The court did not find that 20 years was a reasonable period for the duration of respondent's employment under the Fresno contract. As we have repeatedly stated, Judge Franson found that respondent's employment was for so long as he managed the employer's business in a competent and profitable manner. The judge then took into consideration respondent's "physical condition, his age, his propensity for hard work, his expertise in managing defendants' offices, the profit history of his operation, the foreseeability of the continued future demand for tax return service to small taxpayers" and determined that it was reasonably certain that respondent would have competently and profitably performed his managerial services for an additional 10 years after the contract was wrongfully terminated. Because these findings are supported by substantial evidence, we do not disturb them. [4] It is not the function of the appellate court to weigh or resolve conflicts in the evidence or judge the credibility of witnesses. Our [24 Cal.
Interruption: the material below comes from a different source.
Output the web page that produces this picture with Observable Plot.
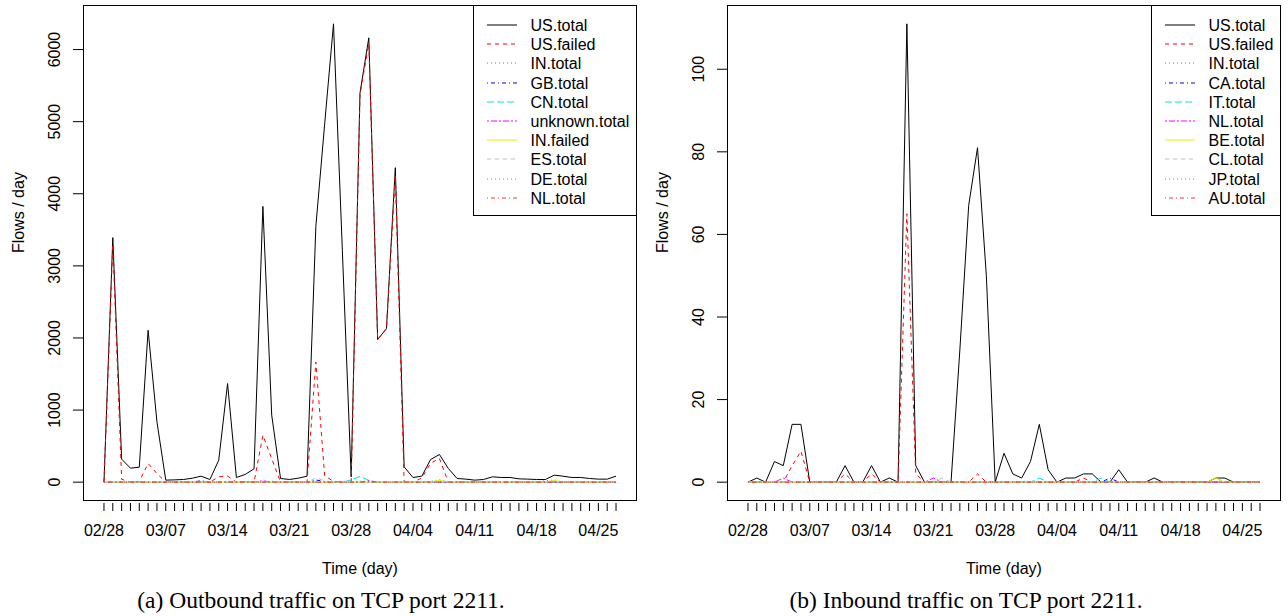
<!DOCTYPE html>
<html>
<head>
<meta charset="utf-8">
<script src="https://cdn.jsdelivr.net/npm/d3@7"></script>
<script src="https://cdn.jsdelivr.net/npm/@observablehq/plot@0.6"></script>
<style>
  html, body { margin: 0; padding: 0; background: #fff; }
  #wrap { position: relative; width: 1288px; height: 616px; overflow: hidden; background: #fff; }
  .panel { position: absolute; top: 0; }
  .legend { position: absolute; }
  .caption { position: absolute; top: 587px; font-family: "Liberation Serif", "Times New Roman", serif; font-size: 23.5px; line-height: 26px; white-space: nowrap; transform: translateX(-50%); color: #000; }
</style>
</head>
<body>
<div id="wrap"></div>
<script>
// ---------- data ----------
const startDay = "2010/02/28";
const endDay = "2010/04/28"; // exclusive
const tickLabels = ["02/28","03/07","03/14","03/21","03/28","04/04","04/11","04/18","04/25"];

const namesA = ["US.total","US.failed","IN.total","GB.total","CN.total","unknown.total","IN.failed","ES.total","DE.total","NL.total"];
const namesB = ["US.total","US.failed","IN.total","CA.total","IT.total","NL.total","BE.total","CL.total","JP.total","AU.total"];

// (a) Outbound
const aUSTotal = [0,3392,319,194,208,2107,836,28,32,37,
  55,83,37,305,1368,65,107,185,3825,929,
  51,37,55,83,3548,4971,6357,3215,74,5400,
  6163,1978,2130,4362,212,65,83,314,384,190,
  51,42,28,37,74,65,65,46,42,37,
  37,97,83,65,65,51,42,42,83];
const aUSFailed = [0,3300,40,0,10,259,120,0,0,0,
  0,0,0,74,84,0,0,0,651,325,
  0,0,0,0,1667,90,10,5,0,5380,
  6080,1978,2130,4260,0,0,60,263,328,0,
  0,0,0,0,0,0,0,0,0,0,
  0,0,0,0,0,0,0,0,0];
const aINTotal = [0,0,0,0,0,0,0,0,0,0,
  0,0,0,0,0,0,0,0,0,15,
  0,0,0,0,0,0,0,0,0,15,
  0,0,0,0,0,0,0,10,35,0,
  0,0,0,0,0,0,0,0,0,0,
  20,30,0,0,0,0,0,0,0];
const aGBTotal = [0,0,0,0,0,0,0,0,0,0,
  0,20,0,0,0,0,0,0,0,0,
  0,0,0,0,30,10,0,0,0,0,
  0,0,0,0,0,0,0,0,0,0,
  0,0,0,0,0,0,0,0,0,0,
  0,0,0,0,0,0,0,0,0];
const aCNTotal = [0,0,0,0,0,0,0,0,0,0,
  0,0,0,0,0,0,0,0,0,0,
  0,0,0,0,0,0,0,0,30,80,
  25,0,0,0,0,0,0,0,0,0,
  0,0,0,0,0,0,0,0,0,0,
  0,0,0,0,0,0,0,0,0];
const aUnknownTotal = [0,0,0,0,0,0,0,0,0,0,
  0,0,0,0,0,0,0,0,20,0,
  0,0,0,0,0,0,0,0,0,0,
  20,0,0,0,0,0,0,10,0,0,
  0,0,0,0,0,0,0,0,0,0,
  0,0,0,0,0,0,0,0,0];
const aINFailed = [0,0,0,0,0,0,0,0,0,0,
  0,0,0,0,0,0,0,0,0,0,
  0,0,0,0,0,0,0,0,0,0,
  0,0,0,0,0,0,0,0,28,0,
  0,0,0,0,0,0,0,0,0,0,
  0,25,0,0,0,0,0,0,0];
const aESTotal = [0,0,0,0,0,0,0,0,0,0,
  0,0,0,0,0,0,0,0,0,0,
  0,0,0,0,60,20,0,0,0,0,
  0,0,0,0,0,0,0,0,0,0,
  0,0,0,0,0,0,0,0,0,0,
  0,0,0,0,0,0,0,0,0];
const aDETotal = [0,0,0,0,0,0,0,0,0,0,
  0,0,0,0,0,0,10,0,0,0,
  0,0,0,0,0,0,0,0,0,0,
  0,0,0,0,0,0,0,0,0,0,
  0,0,0,0,0,0,0,0,0,0,
  0,0,0,0,0,0,0,0,0];
const aNLTotal = [0,0,0,0,0,0,0,0,0,0,
  0,0,0,0,0,0,0,0,0,0,
  0,0,0,0,0,0,0,0,0,0,
  10,0,0,0,0,0,0,0,0,0,
  0,0,0,0,0,0,0,0,0,0,
  0,0,0,0,0,0,0,0,0];

// (b) Inbound
const bUSTotal = [0,1,0,5,4,14,14,0,0,0,
  0,4,0,0,4,0,1,0,111,4,
  0,0,0,0,32,67,81,50,0,7,
  2,1,5,14,3,0,1,1,2,2,
  0,0,3,0,0,0,1,0,0,0,
  0,0,0,1,1,0,0,0,0];
const bUSFailed = [0,0,0,0,0,4,7.5,0,0,0,
  0,2,0,0,2,0,0,0,65,2,
  0,0,0,0,0,0,2,0,0,0,
  0,0,0,0,0,0,0,0,1,0,
  0,0,0,0,0,0,0,0,0,0,
  0,0,0,0,0,0,0,0,0];
const bINTotal = [0,0,0,0,0,0,0,0,0,0,
  0,0,0,0,0,0,0,0,0,0,
  0,0,0,0,0,0,0,0,0,0,
  0,0,0,0,0,0,0,0,0,0,
  0,0,0,0,0,0,0,0,0,0,
  0,0,0,0,1,0,0,0,0];
const bCATotal = [0,0,0,0,0,0,0,0,0,0,
  0,0,0,0,0,0,0,0,0,0,
  0,0,0,0,0,0,0,0,0,0,
  0,0,0,0,0,0,0,0,0,0,
  0,1,0,0,0,0,0,0,0,0,
  0,0,0,0,0,0,0,0,0];
const bITTotal = [0,0,0,0,0,0,0,0,0,0,
  0,0,0,0,0,0,0,0,0,0,
  0,0,0,0,0,0,0,0,0,0,
  0,0,0,1,0,0,0,0,0,0,
  1,0,0,0,0,0,0,0,0,0,
  0,0,0,0,0,0,0,0,0];
const bNLTotal = [0,0,0,0,1,0,0,0,0,0,
  0,0,0,0,0,0,0,0,0,0,
  0,1,0,0,0,0,0,0,0,0,
  0,0,0,0,0,0,0,0,0,0,
  0,0,0,0,0,0,0,0,0,0,
  0,0,0,0,0,0,0,0,0];
const bBETotal = [0,0,0,0,0,0,0,0,0,0,
  0,0,0,0,0,0,0,0,0,0,
  0,0,0,0,0,0,0,0,0,0,
  0,0,0,0,0,0,0,0,0,0,
  0,0,0,0,0,0,0,0,0,0,
  0,0,0,1,0,0,0,0,0];
const bCLTotal = [0,0,0,0,0,0,0,0,0,0,
  0,0,0,0,0,0,0,0,0,0,
  0,0,1,0,0,0,0,0,0,0,
  0,0,0,0,0,0,0,0,0,0,
  0,0,0,0,0,0,0,0,0,0,
  0,0,0,0,0,0,0,0,0];
const bJPTotal = [0,0,0,0,0,0,0,0,0,0,
  0,0,0,0,0,0,0,0,0,0,
  0,0,0,0,0,0,0,0,0,0,
  0,0,0,0,0,0,0,0,0,0,
  0,0,0,0,0,0,0,0,0,0,
  0,0,0,0,0,0,0,0,0];
const bAUTotal = [0,0,0,0,0,0,0,0,0,0,
  0,0,0,0,0,0,0,0,0,0,
  0,0,0,0,0,0,0,0,0,0,
  0,0,0,0,0,0,0,0,0,0,
  0,0,0,0,0,0,0,0,0,0,
  0,0,0,0,0,0,0,0,0];

const seriesA = [aUSTotal,aUSFailed,aINTotal,aGBTotal,aCNTotal,aUnknownTotal,aINFailed,aESTotal,aDETotal,aNLTotal];
const seriesB = [bUSTotal,bUSFailed,bINTotal,bCATotal,bITTotal,bNLTotal,bBETotal,bCLTotal,bJPTotal,bAUTotal];

const yTicksA = [0,1000,2000,3000,4000,5000,6000];
const yTicksB = [0,20,40,60,80,100];

// ---------- styles (R palette + lty) ----------
const colors = ["#000000","#ff0000","#00cd00","#0000ff","#00e5ee","#ff00ff","#eeee00","#bebebe","#888888","#ff3030"];
const dashes = [null,"4,4","1,3","1,3,4,3","7,3","2,2,6,2",null,"4,4","1,3","1,3,4,3"];

// ---------- build ----------
const parse = d3.utcParse("%Y/%m/%d");
const days = d3.utcDay.range(parse(startDay), parse(endDay));
const labelDates = tickLabels.map(t => parse("2010/" + t));
const fmt = d3.utcFormat("%m/%d");
const DAY = 864e5;

function panel(series, yTicks) {
  const n = days.length;
  const span = (n - 1) * 0.04;
  const xDomain = [new Date(+days[0] - span * DAY), new Date(+days[n - 1] + span * DAY)];
  const yMax = d3.max(series, s => d3.max(s));
  const yDomain = [-0.04 * yMax, 1.04 * yMax];
  const lines = series.map((vals, k) =>
    Plot.line(vals.map((v, i) => ({date: days[i], value: v})), {
      x: "date", y: "value",
      stroke: colors[k], strokeWidth: 1, strokeDasharray: dashes[k] || undefined,
      strokeLinejoin: "miter", strokeLinecap: "butt"
    })
  );
  return Plot.plot({
    width: 644, height: 580,
    marginLeft: 83, marginRight: 8, marginTop: 5, marginBottom: 80,
    style: {fontFamily: "'Liberation Sans', Arial, Helvetica, sans-serif", fontSize: "16px", background: "#fff", color: "#000", overflow: "visible"},
    x: {type: "utc", domain: xDomain},
    y: {domain: yDomain},
    marks: [
      ...lines,
      Plot.frame({stroke: "#000", strokeWidth: 1}),
      Plot.axisY({ticks: yTicks, tickSize: 10, tickPadding: 14, tickRotate: -90, tickFormat: d => String(d), label: null, stroke: "#000"}),
      Plot.axisX({ticks: days, tickSize: 8, tickFormat: () => "", dy: 3, label: null, stroke: "#000"}),
      Plot.axisX({ticks: labelDates, tickSize: 0, tickPadding: 24, tickFormat: fmt, label: null}),
      Plot.text(["Flows / day"], {frameAnchor: "left", dx: -65, rotate: -90, text: d => d, fontSize: 16}),
      Plot.text(["Time (day)"], {frameAnchor: "bottom", dy: 73, text: d => d, fontSize: 16})
    ]
  });
}

function legend(names, left, width) {
  const h = 211;
  const svg = d3.create("svg").attr("width", width).attr("height", h)
    .attr("class", "legend").style("left", left + "px").style("top", "5px")
    .style("font-family", "'Liberation Sans', Arial, Helvetica, sans-serif").style("font-size", "16px");
  svg.append("rect").attr("x", 0.5).attr("y", 0.5).attr("width", width - 1).attr("height", h - 1)
    .attr("fill", "#fff").attr("stroke", "#000");
  names.forEach((nm, i) => {
    const y = Math.round(20 + 19.2 * i);
    const ln = svg.append("line").attr("x1", 14).attr("x2", 44).attr("y1", y).attr("y2", y)
      .attr("stroke", colors[i]).attr("stroke-width", 1);
    if (dashes[i]) ln.attr("stroke-dasharray", dashes[i]);
    svg.append("text").attr("x", 57.5).attr("y", y).attr("dy", "0.35em").attr("fill", "#000").text(nm);
  });
  return svg.node();
}

const wrap = document.getElementById("wrap");
const pa = panel(seriesA, yTicksA);
pa.classList.add("panel"); pa.style.left = "0px";
const pb = panel(seriesB, yTicksB);
pb.classList.add("panel"); pb.style.left = "644px";
wrap.appendChild(pa);
wrap.appendChild(pb);
wrap.appendChild(legend(namesA, 472.5, 164));
wrap.appendChild(legend(namesB, 1150.5, 130));

const capA = document.createElement("div");
capA.className = "caption"; capA.style.left = "321px";
capA.textContent = "(a) Outbound traffic on TCP port 2211.";
const capB = document.createElement("div");
capB.className = "caption"; capB.style.left = "966px";
capB.textContent = "(b) Inbound traffic on TCP port 2211.";
wrap.appendChild(capA);
wrap.appendChild(capB);
</script>
</body>
</html>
App. 3d 706] function "begins and ends with a determination as to whether there is any substantial evidence, contradicted or uncontradicted, which will support the conclusion reached" by the trier of fact. (Crawford v. Southern Pacific Co., 3 Cal. 2d 427, 429 [45 P.2d 183].)

Appellants' remaining contention that they had cause to terminate the Fresno contract because respondent instituted this action in the court below does not warrant prolonged discussion. The appellants had made the assertion that they could terminate both contracts at will, proceeded to terminate the Stockton agreement and substantially impaired respondent's activities under the Fresno contract; they had adamantly taken the position that respondent had no contractual rights of any kind. The contract was susceptible to the interpretation that there was more than an employment relationship; under these circumstances, the respondent had the right to resort to the judicial process to protect his interests.

We summarily dispose of respondent's appeal; he asserts that the court erred in not taking into consideration future growth in business and in net profits in determining respondent's damages. However, there was evidence that the future growth in business and, particularly, the net profits, would be affected by inflation, appellants' policy not to raise prices, and the "flattening out of the growth rate" after the tenth year of operation. Because this evidence was before the trial court, we must assume that the judge considered it. We find no error as to the damages assessed.

The judgment is affirmed.

Stone, P. J., and Brown (G. A.), J., concurred.

FN 1. The court made the following findings:

"II Said contract does not call for permanent employment, but rather employment for only as long as a certain state of facts exists, i.e., that the employee properly conducts the business.

"* * *

"IV That said employment contract is by its terms definite and subject to termination upon the happening of an objective condition rather than a subjective determination by the defendants, the objective standard to be applied being that of reasonableness."

FN 2. See Paragraph 11 of the Fresno agreement.